EXCLUSIVE: A brisk Friday night of hardball culminated in The Weinstein Company making the biggest minimum guarantee deal of the Cannes Film Festival, and one of the biggest in several years at the festival. TWC ended the night — try 5 AM — closing a $6 million acquisition deal for the Gaby Dellal-directed Three Generations. Buyers responded strongly yesterday to a 10-minute promo reel of the film starring Naomi Watts, Elle Fanning and Susan Sarandon as the title characters. The bidding began immediately and stretched into the evening before TWC emerged triumphant. Fanning plays a New York teenager who wants to transition from female to male. Watts is her single mother and Sarandon her lesbian music-manager grandmother. The deal, which calls for a 500-minimum screen commitment, was brokered by CAA and ICM Partners. Big Beach’s Marc Turtletaub and Peter Saraf financed the film and produced it with Dorothy Berwin.
It’s TWC’s second splashy Cannes acquisition, after the Jonathan Jacubowicz-directed Hands Of Stone, the boxing film that stars Edgar Ramirez and Robert De Niro.
This followed a Lionsgate deal for By Way Of Helena and another headed that way with the same distributor for A Hologram For The King, both around $3 million. This after Lionsgate days ago teamed with Roadside Attractions to acquire tonight’s premiere, the Gus Van Sant-directed Sea of Trees. And then Alchemy was reported to be closing a deal on the Gaspar Noe-directed racy threesome film Love.
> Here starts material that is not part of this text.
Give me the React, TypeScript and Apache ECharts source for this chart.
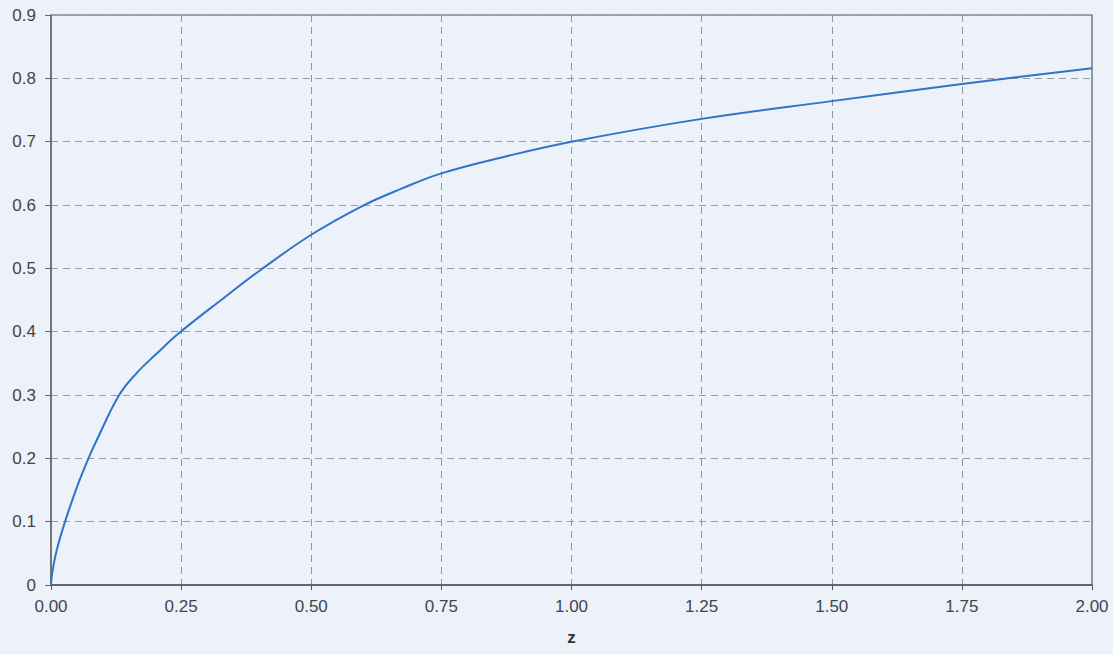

Meanwhile, the film that buyers covet most is Nocturnal Animals, an adaptation Tom Ford scripted of the Austin Wright novel Tony And Susan, with Jake Gyllenhaal and Amy Adams starring. Though he hasn’t shot a frame yet, the fashion icon and director of A Single Man made a strong impression on the buying crowd as he laid out his plans. From what I’m told, his busy CAA reps could right now sell this for a healthy 8-figures, but so far buyers tell me they’ve been told that’s not what Ford wants to do. He has the wherewithal to fund the modest-budget film himself if he wants to, and right now he is reluctant to tie down the domestic rights. At this point, the thinking is that Ford might make some offshore deals to cover part of the budget, and then come back and make a domestic deal later on. That would likely only strengthen his hand, as buyers believe he is the real deal and so is his film.
Now that some of the big titles are spoken for, I expect this healthy pace of deal-making to continue. There is a lot of good product here and distributors hungry for it, including commercial films like The Circle, which stars Tom Hanks and Ex Machina‘s Alicia Vikander, and Message From The King, which stars Get On Up‘s Chadwick Boseman. Buyers are opening their wallets — but they are not spending drunkenly which is important in keeping this robust indie film surge going — and it should stay that way until those distributors leave early next week, and beyond.
ICM Partners reps Dellal.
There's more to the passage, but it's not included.